### Material to process ###

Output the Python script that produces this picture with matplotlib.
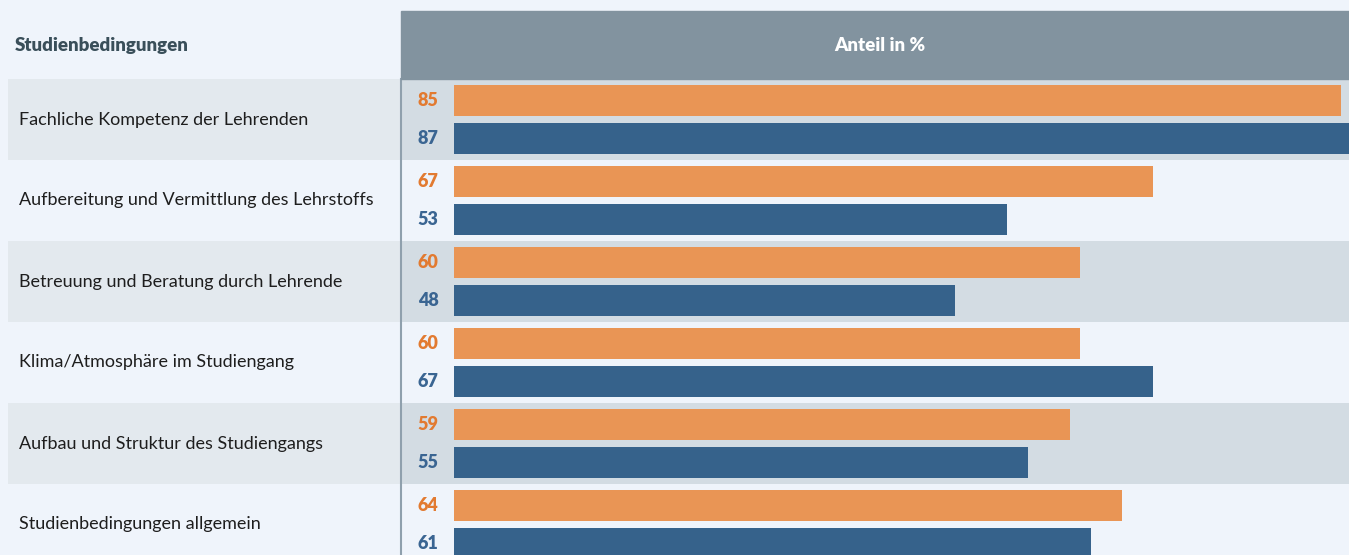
import matplotlib.pyplot as plt
from matplotlib.patches import Rectangle

categories = [
    "Fachliche Kompetenz der Lehrenden",
    "Aufbereitung und Vermittlung des Lehrstoffs",
    "Betreuung und Beratung durch Lehrende",
    "Klima/Atmosphäre im Studiengang",
    "Aufbau und Struktur des Studiengangs",
    "Studienbedingungen allgemein",
]
values_orange = [85, 67, 60, 60, 59, 64]
values_blue = [87, 53, 48, 67, 55, 61]

title_left = "Studienbedingungen"
title_right = "Anteil in %"

bg = "#eff4fb"
orange = "#e99555"
blue = "#36628b"
orange_txt = "#e27a30"
blue_txt = "#3a6592"

W, H = 1349, 555
fig = plt.figure(figsize=(W / 100, H / 100), dpi=100)
fig.patch.set_facecolor(bg)
plt.rcParams['font.family'] = ['Lato', 'DejaVu Sans']

def fx(px):
    return px / W

def fy(py):
    return 1 - py / H

# geometry (pixels)
top, row_h = 79, 81
split_x, bar0_x = 401, 454
px_per_unit = (1341 - 454) / 85
n_visible = (H - top) / row_h

# header
fig.patches.append(Rectangle((fx(split_x), fy(79)), fx(W - split_x), 68 / H,
                             transform=fig.transFigure, color="#82939f", zorder=0))
fig.text(fx(15), fy(45), title_left, fontsize=13.5, fontweight="heavy",
         color="#3a4f5a", va="center", ha="left")
fig.text(fx(880), fy(45), title_right, fontsize=13.5, fontweight="heavy",
         color="white", va="center", ha="center")

# left label axes
axl = fig.add_axes([fx(8), 0, fx(split_x - 8), fy(top)])
axl.set_xlim(0, 1)
axl.set_ylim(n_visible, 0)
axl.axis("off")
for i, cat in enumerate(categories):
    if i % 2 == 0:
        axl.axhspan(i, i + 1, color="#e3e9ee", lw=0)
    axl.text(11 / (split_x - 8), i + 0.5, cat, fontsize=13, color="#1e1e1e",
             va="center", ha="left")

# bar axes
ax = fig.add_axes([fx(split_x), 0, fx(W - split_x), fy(top)])
ax.set_facecolor(bg)
ax.set_xlim(-(bar0_x - split_x) / px_per_unit, (W - bar0_x) / px_per_unit)
ax.set_ylim(n_visible, 0)
for s in ax.spines.values():
    s.set_visible(False)
ax.spines["left"].set_visible(True)
ax.spines["left"].set_color("#8fa0ad")
ax.spines["left"].set_linewidth(1.5)
ax.set_xticks([])
ax.set_yticks([])

bar_h = 31 / row_h
off_o = 21.5 / row_h
off_b = 59.5 / row_h
lab_x = (428 - bar0_x) / px_per_unit
for i in range(len(categories)):
    if i % 2 == 0:
        ax.axhspan(i, i + 1, color="#d3dce3", lw=0, zorder=0)
ys = list(range(len(categories)))
ax.barh([y + off_o for y in ys], values_orange, height=bar_h, color=orange, zorder=2)
ax.barh([y + off_b for y in ys], values_blue, height=bar_h, color=blue, zorder=2)
for y, vo, vb in zip(ys, values_orange, values_blue):
    ax.text(lab_x, y + off_o, str(vo), color=orange_txt, fontsize=13,
            fontweight="heavy", ha="center", va="center")
    ax.text(lab_x, y + off_b, str(vb), color=blue_txt, fontsize=13,
            fontweight="heavy", ha="center", va="center")

fig.savefig("out.png", dpi=100, facecolor=bg)
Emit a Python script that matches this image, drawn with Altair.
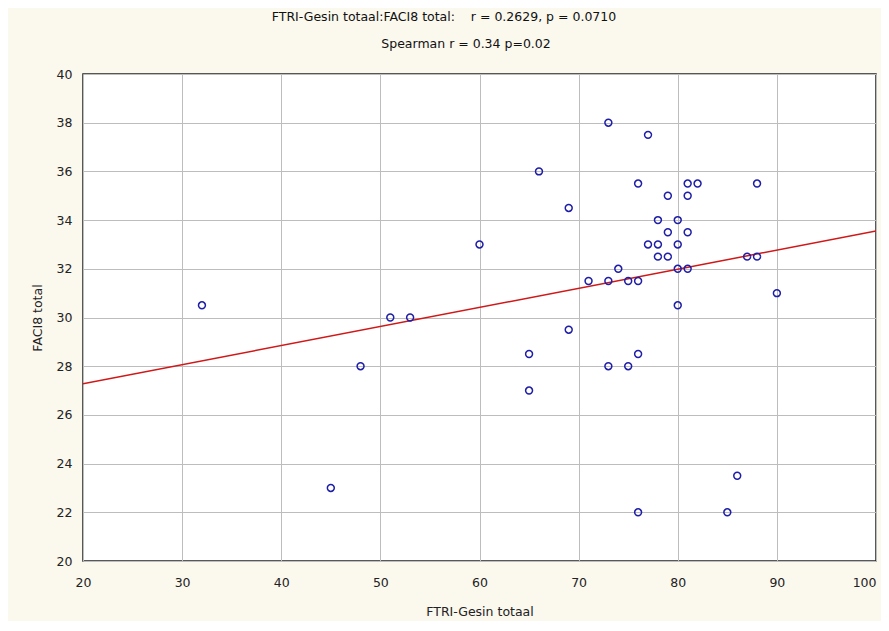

###

> **Aim**: Quote the entries in full. Any image among them is to be omitted from the copy.

> **Solution to the exercise**:
Output the Python script that produces this picture with matplotlib.
import matplotlib.pyplot as plt
from matplotlib.patches import Rectangle

categories = [
    "Fachliche Kompetenz der Lehrenden",
    "Aufbereitung und Vermittlung des Lehrstoffs",
    "Betreuung und Beratung durch Lehrende",
    "Klima/Atmosphäre im Studiengang",
    "Aufbau und Struktur des Studiengangs",
    "Studienbedingungen allgemein",
]
values_orange = [85, 67, 60, 60, 59, 64]
values_blue = [87, 53, 48, 67, 55, 61]

title_left = "Studienbedingungen"
title_right = "Anteil in %"

bg = "#eff4fb"
orange = "#e99555"
blue = "#36628b"
orange_txt = "#e27a30"
blue_txt = "#3a6592"

W, H = 1349, 555
fig = plt.figure(figsize=(W / 100, H / 100), dpi=100)
fig.patch.set_facecolor(bg)
plt.rcParams['font.family'] = ['Lato', 'DejaVu Sans']

def fx(px):
    return px / W

def fy(py):
    return 1 - py / H

# geometry (pixels)
top, row_h = 79, 81
split_x, bar0_x = 401, 454
px_per_unit = (1341 - 454) / 85
n_visible = (H - top) / row_h

# header
fig.patches.append(Rectangle((fx(split_x), fy(79)), fx(W - split_x), 68 / H,
                             transform=fig.transFigure, color="#82939f", zorder=0))
fig.text(fx(15), fy(45), title_left, fontsize=13.5, fontweight="heavy",
         color="#3a4f5a", va="center", ha="left")
fig.text(fx(880), fy(45), title_right, fontsize=13.5, fontweight="heavy",
         color="white", va="center", ha="center")

# left label axes
axl = fig.add_axes([fx(8), 0, fx(split_x - 8), fy(top)])
axl.set_xlim(0, 1)
axl.set_ylim(n_visible, 0)
axl.axis("off")
for i, cat in enumerate(categories):
    if i % 2 == 0:
        axl.axhspan(i, i + 1, color="#e3e9ee", lw=0)
    axl.text(11 / (split_x - 8), i + 0.5, cat, fontsize=13, color="#1e1e1e",
             va="center", ha="left")

# bar axes
ax = fig.add_axes([fx(split_x), 0, fx(W - split_x), fy(top)])
ax.set_facecolor(bg)
ax.set_xlim(-(bar0_x - split_x) / px_per_unit, (W - bar0_x) / px_per_unit)
ax.set_ylim(n_visible, 0)
for s in ax.spines.values():
    s.set_visible(False)
ax.spines["left"].set_visible(True)
ax.spines["left"].set_color("#8fa0ad")
ax.spines["left"].set_linewidth(1.5)
ax.set_xticks([])
ax.set_yticks([])

bar_h = 31 / row_h
off_o = 21.5 / row_h
off_b = 59.5 / row_h
lab_x = (428 - bar0_x) / px_per_unit
for i in range(len(categories)):
    if i % 2 == 0:
        ax.axhspan(i, i + 1, color="#d3dce3", lw=0, zorder=0)
ys = list(range(len(categories)))
ax.barh([y + off_o for y in ys], values_orange, height=bar_h, color=orange, zorder=2)
ax.barh([y + off_b for y in ys], values_blue, height=bar_h, color=blue, zorder=2)
for y, vo, vb in zip(ys, values_orange, values_blue):
    ax.text(lab_x, y + off_o, str(vo), color=orange_txt, fontsize=13,
            fontweight="heavy", ha="center", va="center")
    ax.text(lab_x, y + off_b, str(vb), color=blue_txt, fontsize=13,
            fontweight="heavy", ha="center", va="center")

fig.savefig("out.png", dpi=100, facecolor=bg)
Emit a Python script that matches this image, drawn with Altair.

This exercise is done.